We’ve been keeping an eye on how captive audiences at major sporting events and concerts can serve as laboratories for new sustainable packaging systems and materials—general these tend to be foodservice packaging systems. That’s why it piqued our interest when we heard that a F1 race in November had marked the first time a major global sports event used compostable bioplastic beer cups. That’s according to Gaia Biomaterials, who created the substrate, and Happy Dolphin, a converter of “plastic-free” bags, utensils, and packaging who made the cups. At the Formula 1 Etihad Airways Abu Dhabi Grand Prix, 150,000 beer cups made of emerging compostable substrate biodolomer were used in place of traditional beer cups in order to keep waste, microplastics, and CO2 to a minimum.

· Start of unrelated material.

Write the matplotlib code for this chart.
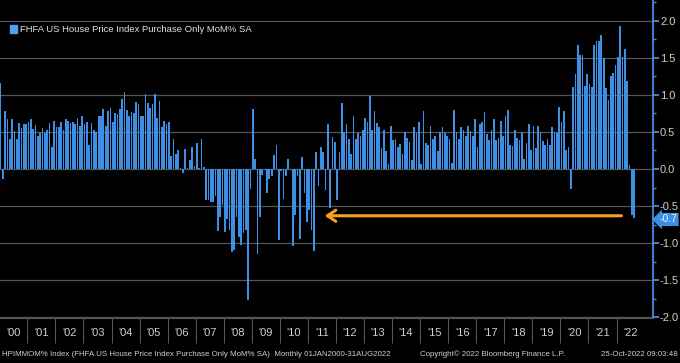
import matplotlib
matplotlib.use("Agg")
import matplotlib.pyplot as plt
import numpy as np
from matplotlib.patches import Rectangle
from matplotlib.ticker import FixedLocator, MultipleLocator, NullFormatter
import matplotlib.transforms as mtrans

plt.rcParams['font.family'] = ['Liberation Sans', 'DejaVu Sans']

# monthly MoM % values, Jan 2000 - Aug 2022
y2000 = [1.16, -0.13, 0.78, 0.68, 0.41, 0.68, 0.51, 0.40, 0.62, 0.55, 0.61, 0.60]
y2001 = [0.63, 0.67, 0.54, 0.59, 0.44, 0.48, 0.55, 0.48, 0.52, 0.62, 0.29, 0.65]
y2002 = [0.57, 0.57, 0.64, 0.52, 0.68, 0.65, 0.62, 0.64, 0.61, 0.69, 0.58, 0.72]
y2003 = [0.61, 0.63, 0.33, 0.62, 0.53, 0.50, 0.72, 0.72, 0.81, 0.58, 0.78, 0.82]
y2004 = [0.64, 0.75, 0.74, 0.81, 0.94, 1.04, 0.80, 0.72, 0.77, 0.76, 0.90, 0.88]
y2005 = [0.72, 0.71, 1.01, 0.89, 0.82, 0.87, 1.01, 0.69, 0.92, 0.56, 0.65, 0.61]
y2006 = [0.64, 0.17, 0.40, 0.20, 0.26, 0.01, -0.06, 0.27, 0.01, 0.12, 0.30, 0.04]
y2007 = [0.35, 0.02, 0.41, 0.03, -0.42, -0.42, -0.45, -0.45, -0.37, -0.83, -0.65, -0.48]
y2008 = [-0.85, -0.67, -0.82, -1.12, -1.09, -0.64, -0.91, -1.03, -0.86, -0.82, -1.76, -0.27]
y2009 = [0.81, 0.13, -1.14, -0.64, -0.08, -0.01, -0.32, -0.14, -0.09, 0.19, 0.32, -0.95]
y2010 = [-0.02, -0.41, -0.09, 0.13, -0.01, -1.04, -0.62, -0.09, -0.94, 0.16, -0.32, -0.71]
y2011 = [-0.55, -0.82, -1.11, 0.23, -0.23, 0.29, 0.23, -0.28, 0.61, -0.52, 0.43, 0.36]
y2012 = [-0.42, 0.23, 0.89, 0.50, 0.61, 0.40, 0.20, 0.71, 0.40, 0.48, 0.45, 0.52]
y2013 = [0.69, 0.64, 0.99, 0.52, 0.78, 0.62, 0.56, 0.28, 0.53, 0.24, 0.07, 0.58]
y2014 = [0.39, 0.41, 0.30, 0.34, 0.20, 0.50, 0.42, 0.37, 0.12, 0.56, 0.48, 0.64]
y2015 = [0.07, 0.78, 0.35, 0.32, 0.58, 0.41, 0.45, 0.24, 0.50, 0.56, 0.48, 0.44]
y2016 = [0.40, 0.08, 0.80, 0.50, 0.40, 0.56, 0.53, 0.44, 0.58, 0.51, 0.44, 0.68]
y2017 = [0.30, 0.61, 0.64, 0.77, 0.47, 0.39, 0.53, 0.67, 0.39, 0.42, 0.65, 0.44]
y2018 = [0.72, 0.80, 0.33, 0.31, 0.52, 0.42, 0.39, 0.50, 0.14, 0.35, 0.60, 0.25]
y2019 = [0.58, 0.28, 0.58, 0.50, 0.38, 0.32, 0.40, 0.32, 0.56, 0.50, 0.48, 0.84]
y2020 = [0.64, 0.78, 0.26, 0.29, -0.27, 1.10, 1.28, 1.67, 1.54, 1.54, 1.12, 1.28]
y2021 = [1.15, 1.11, 1.67, 1.72, 1.73, 1.81, 1.50, 1.09, 0.93, 1.25, 1.29, 1.40]
y2022 = [1.51, 1.93, 1.51, 1.62, 1.18, 0.05, -0.62, -0.66]

vals = np.array(y2000 + y2001 + y2002 + y2003 + y2004 + y2005 + y2006 + y2007 +
                y2008 + y2009 + y2010 + y2011 + y2012 + y2013 + y2014 + y2015 +
                y2016 + y2017 + y2018 + y2019 + y2020 + y2021 + y2022)
months = np.arange(len(vals))
years = ["'%02d" % k for k in range(0, 23)]
last_label = "-0.7"
arrow_from, arrow_to, arrow_y = 266.8, 137.5, -0.63

blue = '#3d8fe3'
grid = '#555555'
txt = '#cfcfcf'

fig = plt.figure(figsize=(6.8, 3.63), dpi=100, facecolor='black')
ax = fig.add_axes([0, 45/363, 653/680, 318/363])
ax.set_facecolor('black')

ax.bar(months, vals, width=0.72, color=blue, zorder=2)

ax.set_xlim(-0.2, 279.1)
ax.set_ylim(-2.008, 2.278)

# right value axis
ax.yaxis.tick_right()
ax.yaxis.set_major_locator(FixedLocator(np.arange(-2.0, 2.01, 0.5)))
ax.yaxis.set_minor_locator(MultipleLocator(0.25))
ax.set_yticklabels(['%.1f' % v for v in np.arange(-2.0, 2.01, 0.5)])
ax.tick_params(axis='y', which='major', direction='out', length=4, width=1.3,
               color=blue, labelcolor=txt, labelsize=8, pad=1)
ax.tick_params(axis='y', which='minor', direction='out', length=2, width=1, color=blue)
ax.grid(axis='y', which='major', color=grid, lw=0.9, zorder=1)
ax.set_axisbelow(True)

# year axis
ax.xaxis.set_major_locator(FixedLocator(np.arange(11.5, 270, 12)))
ax.xaxis.set_major_formatter(NullFormatter())
ax.xaxis.set_minor_locator(FixedLocator(np.arange(5.5, 276, 12)))
ax.set_xticklabels(years, minor=True)
ax.tick_params(axis='x', which='major', direction='out', length=18, width=0.8, color=grid)
ax.tick_params(axis='x', which='minor', length=0, labelcolor=txt, labelsize=8, pad=7)

for s in ['left', 'top']:
    ax.spines[s].set_visible(False)
ax.spines['bottom'].set_color(grid)
ax.spines['right'].set_color(blue)
ax.spines['right'].set_linewidth(1.3)

# orange arrow
ax.annotate('', xy=(arrow_to, arrow_y), xytext=(arrow_from, arrow_y),
            arrowprops=dict(arrowstyle='->,head_length=0.6,head_width=0.4',
                            color='#f5a01e', lw=2.2), zorder=4)

# last value tag
tr = mtrans.blended_transform_factory(fig.transFigure, ax.transData)
ax.text(677/680, vals[-1] - 0.02, last_label, transform=tr, ha='right', va='center',
        fontsize=7.5, color='#eaf4ff', clip_on=False,
        bbox=dict(boxstyle='larrow,pad=0.15', fc=blue, ec='none'))

# legend strip
fig.add_artist(Rectangle((0, (363-38)/363), 250/680, 17/363, transform=fig.transFigure,
                         color='#151515', zorder=0))
fig.add_artist(Rectangle((10/680, (363-33)/363), 7/680, 8/363, transform=fig.transFigure,
                         color='#4aa3f5', zorder=3))
fig.text(20/680, (363-29.5)/363, 'FHFA US House Price Index Purchase Only MoM% SA',
         fontsize=6.8, color='#e0e0e0', va='center', ha='left')

# footer
fy = 9/363
fig.text(2/680, fy, 'HPIMMOM% Index (FHFA US House Price Index Purchase Only MoM% SA)  Monthly 01JAN2000-31AUG2022',
         fontsize=5.7, color=txt, va='center', ha='left')
fig.text(420/680, fy, 'Copyright\u00a9 2022 Bloomberg Finance L.P.', fontsize=5.7, color=txt,
         va='center', ha='left')
fig.text(678/680, fy, '25-Oct-2022 09:03:48', fontsize=5.7, color=txt, va='center', ha='right')

fig.savefig('out.png', dpi=100, facecolor='black')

"It's a fantastic sign of recognition to have been chosen by such a prestigious event,” says David Hughes of UK-based Happy Dolphin. “The cups are very durable and stable and are suitable for printing. They can be collected along with food waste and put straight in an industrial compost. The result will be soil that is very high in minerals.”
Industrially compostable materials are uniquely intriguing for these sorts of closed-system events, usually in ballparks or other venues where collection efforts can be concentrated to a single location, without much spillover into the communities around the gates. These sorts of locations can be incubators of ideas like industrial compost before the wider, municipality-based infrastructure is in place to make them practical. Industrially compostable packaging could contaminate mechanical recycling streams if an uneducated public were to try to recycle them, and wouldn’t degrade in your flower garden the way backyard compostable materials would.